My new demeanor has gotten a good test-drive. Yet again, it has been misread as attitude or arrogance, but it remains neither. There is a virtue to silence, at least for me. I watch quietly, and realize that perhaps my 'new' ways are actually my real ways, and the time is nearing for me to follow that path into the unknown. To call it a new direction would be untrue, but to say I must soon follow another calling is a tad of an understatement. It is my future, and I am gathering the strength to navigate it now that I realize that much of my old life will not accompany me on it.

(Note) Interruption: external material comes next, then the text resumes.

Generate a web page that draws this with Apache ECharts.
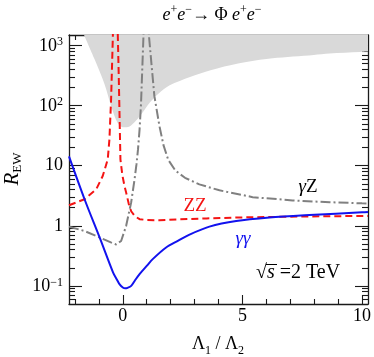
<!DOCTYPE html>
<html>
<head>
<meta charset="utf-8">
<script src="https://cdn.jsdelivr.net/npm/echarts@6/dist/echarts.min.js"></script>
<style>html,body{margin:0;padding:0;background:#fff}#c{width:374px;height:357px}</style>
</head>
<body>
<div id="c"></div>
<script>
// ---- axis ranges and ticks ----
const xMin = -2.25, xMax = 10.25;
const yMin = 0.05, yMax = 1500;
const xMajorTicks = [0, 5, 10];
const xMinorTicks = [-2, -1, 1, 2, 3, 4, 6, 7, 8, 9];
const yMajorTicks = [0.1, 1, 10, 100, 1000];
const yMajorLabels = ['10|−1', '1', '10', '10|2', '10|3'];
const yMinorMultipliers = [2, 3, 4, 5, 6, 7, 8, 9];

// ---- data ----
// gamma gamma (blue solid)
const aaX = [-2.25, -1.6, -0.97, -0.41, -0.25, -0.14, 0.0, 0.10, 0.2, 0.35, 0.5, 0.70, 1.0, 1.25, 1.81, 2.30, 2.79, 3.62, 4.74, 6.13, 7.80, 10.0, 10.25];
const aaY = [14.3, 2.77, 0.64, 0.168, 0.128, 0.107, 0.094, 0.091, 0.093, 0.100, 0.122, 0.157, 0.215, 0.279, 0.436, 0.561, 0.715, 0.97, 1.2, 1.37, 1.51, 1.68, 1.70];
// ZZ (red dashed)
const zzX = [-2.25, -1.6, -1.11, -0.84, -0.63, -0.56, -0.49, -0.42, -0.38, -0.30, -0.23, -0.21, -0.17, -0.13, -0.10, -0.02, 0.07, 0.14, 0.25, 0.35, 0.5, 0.70, 1.0, 1.53, 2.3, 3.5, 5.0, 7.5, 10.0, 10.25];
const zzY = [2.2, 2.77, 4.06, 6.75, 12.8, 27.5, 127, 1260, 5000, 100000, 5000, 1500, 310, 50, 12.8, 7.0, 4.6, 3.57, 2.3, 1.75, 1.45, 1.29, 1.25, 1.24, 1.28, 1.33, 1.38, 1.43, 1.46, 1.46];
// gamma Z (gray dash-dot)
const azX = [-2.25, -1.6, -0.97, -0.5, -0.28, -0.07, 0.14, 0.35, 0.49, 0.57, 0.635, 0.70, 0.76, 0.82, 0.865, 0.93, 1.0, 1.06, 1.09, 1.20, 1.32, 1.53, 1.7, 1.9, 2.2, 2.6, 3.2, 4.04, 5.43, 7.1, 8.65, 10.0, 10.25];
const azY = [0.97, 0.82, 0.64, 0.53, 0.49, 0.56, 1.0, 2.47, 5.9, 10.5, 18.7, 40, 105, 483, 1520, 8000, 100000, 8000, 1500, 483, 144, 46, 22, 12.5, 8.3, 6.3, 4.9, 3.9, 3.0, 2.65, 2.47, 2.37, 2.36];
// shaded region lower boundary
const shadeX = [-1.62, -1.18, -0.76, -0.47, -0.22, 0.03, 0.28, 0.70, 1.12, 1.5, 1.96, 2.81, 3.67, 4.82, 6.26, 7.98, 8.64, 9.92, 10.25];
const shadeY = [1500, 590, 225, 93, 52, 43.6, 45, 66, 112, 160, 218, 300, 390, 505, 615, 700, 740, 785, 795];

const L = Math.log10;
const pts = (xs, ys) => xs.map((x, i) => [x, L(ys[i])]);
const yMajorLog = yMajorTicks.map(L);
const yMinorLog = [];
for (let d = -2; d <= 3; d++) {
  yMinorMultipliers.forEach(m => {
    const v = L(m) + d;
    if (v > L(yMin) && v < L(yMax)) yMinorLog.push(v);
  });
}

const serif = '"Liberation Serif", "DejaVu Serif", serif';
const frame = { show: true, onZero: false, lineStyle: { color: '#1a1a1a', width: 1.3 } };
const noLine = { show: false, onZero: false };

function yLabelFmt(v) {
  let idx = -1;
  yMajorLog.forEach((t, i) => { if (Math.abs(t - v) < 1e-6) idx = i; });
  if (idx < 0) return '';
  const s = yMajorLabels[idx].split('|');
  return s.length === 1 ? '{b|' + s[0] + '}' : '{b|' + s[0] + '}{s|' + s[1] + '}';
}

function xAx(pos, major, withLabel) {
  return {
    type: 'value', min: xMin, max: xMax, position: pos,
    axisLine: major ? frame : noLine,
    axisTick: { show: true, inside: true, length: major ? 9 : 5, customValues: major ? xMajorTicks : xMinorTicks, lineStyle: { color: '#1a1a1a', width: 1.1 } },
    axisLabel: withLabel ? { show: true, customValues: xMajorTicks, margin: 3, fontSize: 18, fontFamily: serif, color: '#000' } : { show: false },
    splitLine: { show: false }
  };
}
function yAx(pos, major, withLabel) {
  return {
    type: 'value', min: L(yMin), max: L(yMax), position: pos,
    axisLine: major ? frame : noLine,
    axisTick: { show: true, inside: true, length: major ? 13 : 6, customValues: major ? yMajorLog : yMinorLog, lineStyle: { color: '#1a1a1a', width: 1.1 } },
    axisLabel: withLabel ? {
      show: true, customValues: yMajorLog, margin: 6, formatter: yLabelFmt, color: '#000',
      rich: {
        b: { fontSize: 18, fontFamily: serif, verticalAlign: 'bottom', color: '#000' },
        s: { fontSize: 12, fontFamily: serif, verticalAlign: 'bottom', padding: [0, 0, 7, 0], color: '#000' }
      }
    } : { show: false },
    splitLine: { show: false }
  };
}

const chart = echarts.init(document.getElementById('c'), null, { renderer: 'canvas' });
chart.setOption({
  animation: false,
  backgroundColor: '#fff',
  grid: { left: 69, top: 35, width: 299, height: 269, containLabel: false },
  xAxis: [xAx('bottom', true, true), xAx('bottom', false, false), xAx('top', true, false), xAx('top', false, false)],
  yAxis: [yAx('left', true, true), yAx('left', false, false), yAx('right', true, false), yAx('right', false, false)],
  series: [
    { type: 'line', data: pts(shadeX, shadeY), symbol: 'none', smooth: 0.3, lineStyle: { width: 0, opacity: 0 },
      areaStyle: { origin: 'end', color: '#d9d9d9', opacity: 1 }, z: 1 },
    { type: 'line', data: pts(azX, azY), symbol: 'none', lineStyle: { color: '#808080', width: 2, type: [10, 3, 2, 3] }, z: 3 },
    { type: 'line', data: pts(zzX, zzY), symbol: 'none', lineStyle: { color: '#f41414', width: 2, type: [7, 4] }, z: 4 },
    { type: 'line', data: pts(aaX, aaY), symbol: 'none', smooth: 0.3, lineStyle: { color: '#1212ee', width: 2 }, z: 5 }
  ],
  graphic: [
    { type: 'text', x: 212, y: 14, style: { text: '{i|e}{s|+}{i|e}{s|−}{n|→ Φ }{i|e}{s|+}{i|e}{s|−}', align: 'center', verticalAlign: 'middle', textAlign: 'center', textVerticalAlign: 'middle',
      rich: { i: { fontSize: 18, fontStyle: 'italic', fontFamily: serif, verticalAlign: 'bottom' }, n: { fontSize: 18, fontFamily: serif, verticalAlign: 'bottom' }, s: { fontSize: 12, fontFamily: serif, verticalAlign: 'bottom', padding: [0, 0, 8, 0] } } } },
    { type: 'text', x: 13, y: 169, rotation: Math.PI / 2, style: { text: '{r|R}{e|EW}', align: 'center', verticalAlign: 'middle', textAlign: 'center', textVerticalAlign: 'middle',
      rich: { r: { fontSize: 21, fontStyle: 'italic', fontFamily: serif, verticalAlign: 'top' }, e: { fontSize: 13, fontFamily: serif, verticalAlign: 'top', padding: [9, 0, 0, 0] } } } },
    { type: 'text', x: 218, y: 346, style: { text: '{a|Λ}{s|1}{a| / Λ}{s|2}', align: 'center', verticalAlign: 'middle', textAlign: 'center', textVerticalAlign: 'middle',
      rich: { a: { fontSize: 18, fontFamily: serif, verticalAlign: 'top' }, s: { fontSize: 12, fontFamily: serif, verticalAlign: 'top', padding: [9, 0, 0, 0] } } } },
    { type: 'text', x: 308, y: 187, style: { text: '{i|γ}{n|Z}', align: 'center', verticalAlign: 'middle', textAlign: 'center', textVerticalAlign: 'middle',
      rich: { i: { fontSize: 19, fontStyle: 'italic', fontFamily: serif, color: '#808080' }, n: { fontSize: 19, fontFamily: serif, color: '#808080' } } } },
    { type: 'text', x: 195, y: 206, style: { text: 'ZZ', fill: '#f41414', font: '19px ' + serif, align: 'center', verticalAlign: 'middle', textAlign: 'center', textVerticalAlign: 'middle' } },
    { type: 'text', x: 243, y: 239, style: { text: 'γγ', fill: '#1212ee', font: 'italic 19px ' + serif, align: 'center', verticalAlign: 'middle', textAlign: 'center', textVerticalAlign: 'middle' } },
    { type: 'text', x: 256, y: 273, style: { text: '{r|√}{i|s}{n| =2 TeV}', align: 'left', verticalAlign: 'middle', textAlign: 'left', textVerticalAlign: 'middle',
      rich: { r: { fontSize: 20, fontFamily: serif }, i: { fontSize: 20, fontStyle: 'italic', fontFamily: serif }, n: { fontSize: 20, fontFamily: serif } } } },
    { type: 'line', shape: { x1: 266, y1: 264.5, x2: 277, y2: 264.5 }, style: { stroke: '#000', lineWidth: 1 } }
  ]
});
</script>
</body>
</html>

I hit a new level of understanding on stage as well, that has, of course, left me wondering. I frequently day-dream about being on-stage. I find myself thinking ahead of what it may be like. Just yesterday, I was in my conjuring up and image of me doing a show, and then reasing my arms, and the audience erupts. Last night, then, while doing my show, I did a joke and there was this buzz after. Somewhere between the end of a laugh, but nowhere near done enjoying the joke. I raised my left arm, and they erupted. Dreams come true, apparantly. Now to figure out how to bring life to the rest of them.
And, so, now it's Sunday night. I'm looking forward to going home, knowing full well that I have three weeks left in my house while figuring at the same time that my real home is not too far in the distance.